(Exercise directions)
Without copying any pictures, restate exactly the lines from the start of the records through the line containing "import matplotlib.transforms as mtransforms".

(Figure scripts)
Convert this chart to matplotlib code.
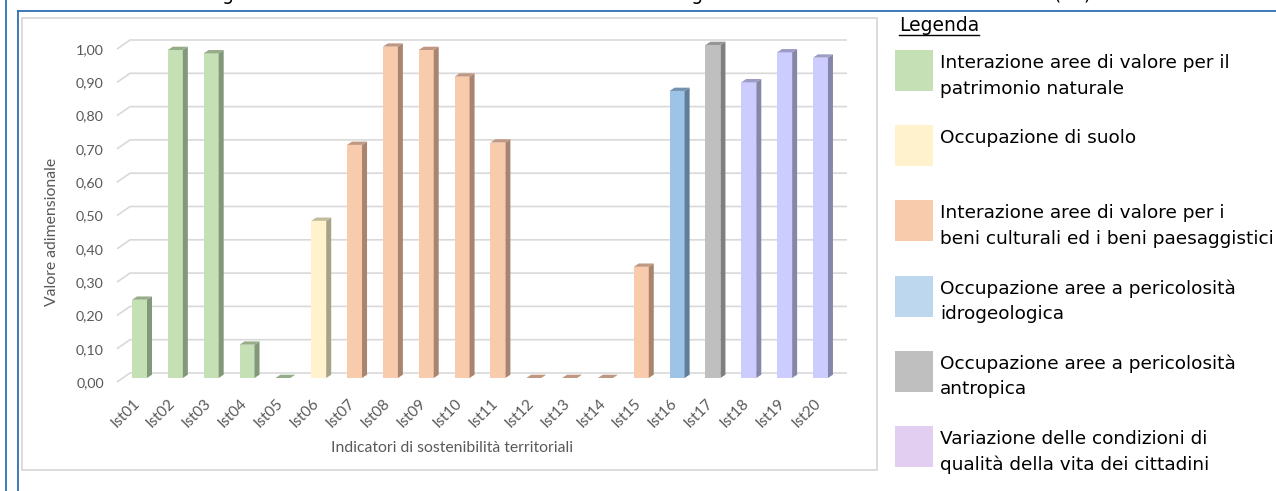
import numpy as np
import matplotlib
matplotlib.use("Agg")
import matplotlib.pyplot as plt
from matplotlib.patches import Polygon, Rectangle
from matplotlib.lines import Line2D
import matplotlib.transforms as mtransforms

# ---------------- data ----------------
categories = ["Ist01", "Ist02", "Ist03", "Ist04", "Ist05", "Ist06", "Ist07", "Ist08", "Ist09", "Ist10",
              "Ist11", "Ist12", "Ist13", "Ist14", "Ist15", "Ist16", "Ist17", "Ist18", "Ist19", "Ist20"]
values = [0.235, 0.985, 0.975, 0.10, 0.0, 0.472, 0.70, 0.995, 0.985, 0.905,
          0.707, 0.0, 0.0, 0.0, 0.334, 0.862, 1.00, 0.888, 0.978, 0.962]
groups = [0, 0, 0, 0, 0, 1, 2, 2, 2, 2, 2, 2, 2, 2, 2, 3, 4, 5, 5, 5]
yticks = [0.0, 0.1, 0.2, 0.3, 0.4, 0.5, 0.6, 0.7, 0.8, 0.9, 1.0]
ytick_labels = ["0,00", "0,10", "0,20", "0,30", "0,40", "0,50", "0,60", "0,70", "0,80", "0,90", "1,00"]
legend_labels = [
    "Interazione aree di valore per il\npatrimonio naturale",
    "Occupazione di suolo",
    "Interazione aree di valore per i\nbeni culturali ed i beni paesaggistici",
    "Occupazione aree a pericolosità\nidrogeologica",
    "Occupazione aree a pericolosità\nantropica",
    "Variazione delle condizioni di\nqualità della vita dei cittadini",
]
legend_title = "Legenda"
xlabel = "Indicatori di sostenibilità territoriali"
ylabel = "Valore adimensionale"
title = "Istogramma – Valutazione dei valori standardizzati degli indicatori di sostenibilità territoriali (Ist)"

# ---------------- styles ----------------
face_colors = ["#C5E0B4", "#FFF2CC", "#F8CBAD", "#9DC3E6", "#BFBFBF", "#CCCCFF"]
side_colors = ["#82987A", "#A8A286", "#A9846E", "#607E99", "#7F7F7F", "#8686AA"]
top_colors = ["#97AD8A", "#C2BB9A", "#C09780", "#7392AF", "#959595", "#9C9CC4"]
legend_colors = ["#C5E0B4", "#FFF2CC", "#F8CBAD", "#BDD7EE", "#BFBFBF", "#E2CEF0"]
blue = "#2E70B4"
grid_col = "#D9D9D9"
txt_gray = "#595959"

W, H = 1276, 491
fig = plt.figure(figsize=(W / 100, H / 100), dpi=100)
fig.patch.set_facecolor("white")

# overlay in pixel coordinates for frame / legend
ov = fig.add_axes([0, 0, 1, 1], zorder=0)
ov.set_xlim(0, W)
ov.set_ylim(H, 0)
ov.axis("off")

# blue document frame lines
ov.add_line(Line2D([6, 6], [0, H], color=blue, lw=1.3))
ov.add_line(Line2D([18, 18], [11, H], color=blue, lw=1.3))
ov.add_line(Line2D([18, W], [11, 11], color=blue, lw=1.3))
# title, cut off at the top edge as in the reference
ov.text(640, -0.5, title, ha="center", va="baseline", fontsize=13.5,
        family="DejaVu Sans", color="black")

# chart frame
ov.add_patch(Rectangle((22, 18), 855, 452, fill=False, ec=grid_col, lw=1.3))

# legend
ov.text(899, 31, legend_title, fontsize=13.5, family="DejaVu Sans", color="black",
        ha="left", va="baseline")
fig.canvas.draw()
r = fig.canvas.get_renderer()
bb = ov.texts[-1].get_window_extent(r)
ov.add_line(Line2D([899, 899 + bb.width], [34.5, 34.5], color="black", lw=1.0))

sw_top0, sw_step = 50, 75.2
for k, (lab, col) in enumerate(zip(legend_labels, legend_colors)):
    top = sw_top0 + k * sw_step
    ov.add_patch(Rectangle((895, top), 38, 41, color=col, lw=0))
    for j, line in enumerate(lab.split("\n")):
        ov.text(940, top + 18 + j * 25.5, line, fontsize=13.3, family="DejaVu Sans",
                color="black", ha="left", va="baseline")

# ---------------- main chart ----------------
px0 = 139.5      # pixel x of first bar centre
pstep = 35.84    # pixels per category
py0 = 378.0      # pixel y of value 0 (bar front)
pscale = 333.0   # pixels per unit value
ax_l, ax_r, ax_t, ax_b = 117, 850, 30, 395
ax = fig.add_axes([ax_l / W, (H - ax_b) / H, (ax_r - ax_l) / W, (ax_b - ax_t) / H], zorder=1)
ax.set_facecolor("none")
ax.set_xlim((ax_l - px0) / pstep, (ax_r - px0) / pstep)
ax.set_ylim((py0 - ax_b) / pscale, (py0 - ax_t) / pscale)
for s in ax.spines.values():
    s.set_visible(False)

# 3D-looking gridlines (back wall + floor diagonal)
x_front = ax.get_xlim()[0]
x_back = (130 - px0) / pstep
x_end = (847 - px0) / pstep
dy_front = -4 / pscale
dy_back = 5 / pscale
for v in yticks:
    ax.plot([x_front, x_back, x_end], [v + dy_front, v + dy_back, v + dy_back],
            color=grid_col, lw=1.2, zorder=1, solid_capstyle="butt", clip_on=False)

x = np.arange(len(categories))
w = 15 / pstep
ddx = 5 / pstep
ddy = 3.3 / pscale
fc = [face_colors[g] for g in groups]
ax.bar(x, values, width=w, color=fc, lw=0, zorder=3)
for xi, v, g in zip(x, values, groups):
    side = Polygon([(xi + w / 2, 0), (xi + w / 2 + ddx, ddy), (xi + w / 2 + ddx, v + ddy), (xi + w / 2, v)],
                   closed=True, color=side_colors[g], lw=0, zorder=3)
    topp = Polygon([(xi - w / 2, v), (xi + w / 2, v), (xi + w / 2 + ddx, v + ddy), (xi - w / 2 + ddx, v + ddy)],
                   closed=True, color=top_colors[g], lw=0, zorder=3)
    ax.add_patch(side)
    ax.add_patch(topp)

# ticks
ax.set_yticks(yticks)
ax.set_yticklabels(ytick_labels, fontsize=10.3, family="Lato", color=txt_gray)
ax.tick_params(axis="y", length=0, pad=9.5)
offy = mtransforms.ScaledTranslation(0, -4 / 100, fig.dpi_scale_trans)
for lab in ax.get_yticklabels():
    lab.set_transform(lab.get_transform() + offy)

ax.set_xticks(x)
ax.set_xticklabels(categories, rotation=45, ha="right", va="top", rotation_mode="anchor",
                   fontsize=11, family="Lato", color=txt_gray)
ax.tick_params(axis="x", length=0, pad=0)
offx = mtransforms.ScaledTranslation(-7 / 100, -1 / 100, fig.dpi_scale_trans)
for lab in ax.get_xticklabels():
    lab.set_transform(lab.get_transform() + offx)

# axis titles (pixel placement via overlay)
ov.text(452, 448, xlabel, ha="center", va="center", fontsize=11.3, family="Lato", color=txt_gray)
ov.text(52, 232, ylabel, ha="center", va="center", rotation=90, fontsize=11.3, family="Lato", color=txt_gray)

fig.savefig("out.png", dpi=100)
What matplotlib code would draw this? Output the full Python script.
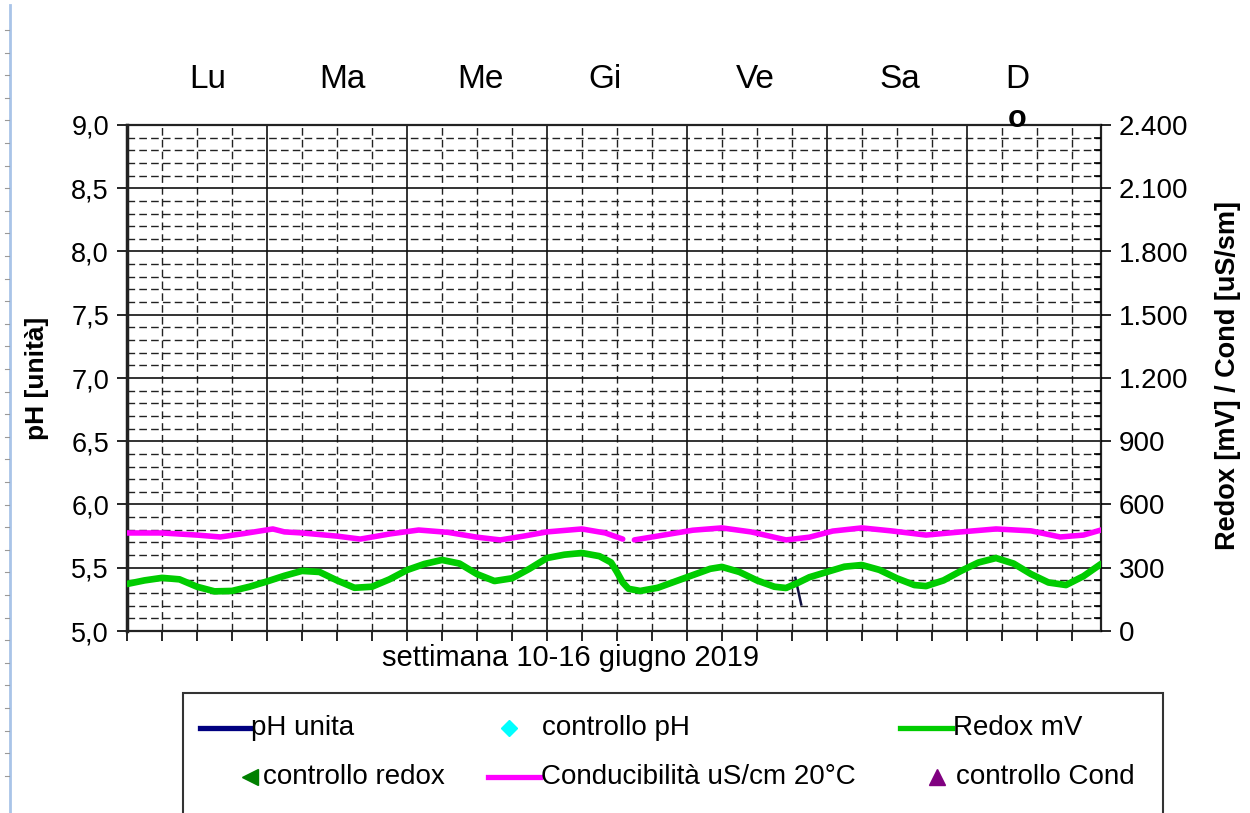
import matplotlib
matplotlib.use("Agg")
from matplotlib import pyplot as plt
from matplotlib.lines import Line2D
from matplotlib.patches import Rectangle
from matplotlib.ticker import MultipleLocator, FuncFormatter

plt.rcParams["font.family"] = ["Liberation Sans", "DejaVu Sans"]

# dati (ore dall'inizio della settimana)
giorni = ["Lu", "Ma", "Me", "Gi", "Ve", "Sa", "D"]
giorni_x = [208, 342, 480, 605, 755, 900, 1017]

redox_ore = [0, 3, 6, 9, 12, 15, 18, 21, 24, 27, 30, 33, 36, 39, 42, 45, 48, 51, 54,
             57, 60, 63, 66, 69, 72, 75, 78, 81, 83, 84, 85, 86, 88, 91, 94, 97, 100,
             102, 105, 108, 111, 113, 115, 117, 120, 123, 126, 129, 132, 135, 137,
             140, 143, 146, 149, 152, 155, 158, 161, 164, 167]
redox_mv = [223, 240, 252, 245, 210, 188, 190, 210, 235, 262, 285, 280, 240, 205, 210,
            245, 289, 318, 337, 320, 270, 237, 250, 295, 346, 362, 370, 355, 325, 280,
            230, 200, 190, 205, 235, 265, 295, 304, 280, 240, 210, 204, 228, 255, 280,
            305, 313, 290, 250, 218, 213, 240, 285, 325, 346, 320, 270, 230, 218, 260, 318]

cond_ore = [0, 6, 12, 16, 20, 25, 27, 30, 36, 40, 45, 50, 55, 60, 64, 68, 72, 78, 82,
            85, 86, 87, 92, 97, 102, 107, 113, 117, 121, 126, 131, 137, 143, 149, 155,
            160, 164, 167]
cond_us = [465, 465, 455, 446, 462, 484, 470, 465, 450, 436, 460, 479, 468, 445, 432,
           450, 470, 484, 465, 436, None, 432, 455, 478, 489, 470, 432, 445, 474, 489,
           475, 455, 470, 484, 475, 446, 455, 479]

ph_ore = [114.6, 115.6]
ph_val = [5.42, 5.21]

W, H = 1250, 813


def fx(x):
    return x / W


def fy(y):
    return 1 - y / H


fig = plt.figure(figsize=(12.5, 8.13), dpi=100)
ax = fig.add_axes([fx(127), fy(631), fx(1101) - fx(127), fy(125) - fy(631)])

ax.set_xlim(0, 167)
ax.set_ylim(5.0, 9.0)
ax.xaxis.set_major_locator(MultipleLocator(24))
ax.xaxis.set_minor_locator(MultipleLocator(6))
ax.yaxis.set_major_locator(MultipleLocator(0.5))
ax.yaxis.set_minor_locator(MultipleLocator(0.1))
ax.yaxis.set_major_formatter(FuncFormatter(lambda v, p: f"{v:.1f}".replace(".", ",")))
ax.tick_params(axis="x", which="both", direction="out", length=7, width=1.2, labelbottom=False)
ax.tick_params(axis="y", which="major", direction="out", length=7, width=1.2,
               labelsize=19.5, pad=6)
ax.tick_params(axis="y", which="minor", length=0)

ax.grid(which="major", color="#111111", linewidth=1.2)
ax.grid(which="minor", color="#222222", linewidth=1.0, linestyle=(0, (5.5, 3)))
ax.set_axisbelow(True)

ax.spines["left"].set_linewidth(2.5)
for s in ["bottom", "top", "right"]:
    ax.spines[s].set_linewidth(1.6)
for s in ax.spines:
    ax.spines[s].set_color("#222222")

ax.plot(ph_ore, ph_val, color="#101040", linewidth=1.8, zorder=5)

ax2 = ax.twinx()
ax2.set_ylim(0, 2400)
ax2.yaxis.set_major_locator(MultipleLocator(300))
ax2.yaxis.set_minor_locator(MultipleLocator(60))
ax2.yaxis.set_major_formatter(FuncFormatter(lambda v, p: f"{int(v):,}".replace(",", ".")))
ax2.tick_params(axis="y", which="major", direction="out", length=7, width=1.2,
                labelsize=20, pad=6)
ax2.tick_params(axis="y", which="minor", direction="in", length=5, width=1.2)
for s in ax2.spines:
    ax2.spines[s].set_visible(False)

ax2.plot(cond_ore, [v if v is not None else float("nan") for v in cond_us],
         color="#ff00ff", linewidth=4.0, solid_capstyle="round", solid_joinstyle="round")
ax2.plot(redox_ore, redox_mv, color="#00cc00", linewidth=4.8, solid_capstyle="round",
         solid_joinstyle="round")

# etichette assi
fig.text(fx(37), fy(378), "pH [unità]", rotation=90, ha="center", va="center",
         fontsize=19, fontweight="bold")
fig.text(fx(1228), fy(375), "Redox [mV] / Cond [uS/sm]", rotation=90, ha="center",
         va="center", fontsize=19.5, fontweight="bold")
fig.text(fx(570), fy(658), "settimana 10-16 giugno 2019", ha="center", va="center",
         fontsize=21)

for nome, x in zip(giorni, giorni_x):
    fig.text(fx(x), fy(80), nome, ha="center", va="center", fontsize=24)
fig.text(fx(1017), fy(119), "o", ha="center", va="center", fontsize=22,
         fontweight="bold")

# righello a sinistra
fig.add_artist(Line2D([fx(10), fx(10)], [fy(5), fy(813)], color="#a9c4e8",
                      linewidth=2, transform=fig.transFigure))
for i in range(34):
    y = 30 + i * 22.6
    fig.add_artist(Line2D([fx(5), fx(9)], [fy(y), fy(y)], color="#999999",
                          linewidth=0.8, transform=fig.transFigure))

# legenda
fig.add_artist(Rectangle((fx(183), fy(830)), fx(1163) - fx(183), fy(693) - fy(830),
                         fill=False, edgecolor="#333333", linewidth=1.5,
                         transform=fig.transFigure))
r1, r2 = 728, 777
voci = [
    ("line", 200, 250, r1, "#000080", "pH unita", 251),
    ("marker", 509, "D", r1, "#00ffff", "controllo pH", 542),
    ("line", 900, 952, r1, "#00cc00", "Redox mV", 953),
    ("marker", 250, "<", r2, "#008000", "controllo redox", 263),
    ("line", 488, 540, r2, "#ff00ff", "Conducibilità uS/cm 20°C", 541),
    ("marker", 937, "^", r2, "#800080", "controllo Cond", 956),
]
for v in voci:
    if v[0] == "line":
        _, x0, x1, y, col, txt, xt = v
        fig.add_artist(Line2D([fx(x0), fx(x1)], [fy(y), fy(y)], color=col,
                              linewidth=3.8, transform=fig.transFigure))
    else:
        _, xm, mk, y, col, txt, xt = v
        fig.add_artist(Line2D([fx(xm)], [fy(y)], marker=mk, color=col,
                              markersize=11 if mk != "D" else 8, linestyle="none",
                              transform=fig.transFigure))
    fig.text(fx(xt), fy(y), txt, ha="left", va="center", fontsize=20)

fig.savefig("out.png", dpi=100)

(Written answer)
Convert this chart to matplotlib code.
import numpy as np
import matplotlib
matplotlib.use("Agg")
import matplotlib.pyplot as plt
from matplotlib.patches import Polygon, Rectangle
from matplotlib.lines import Line2D
import matplotlib.transforms as mtransforms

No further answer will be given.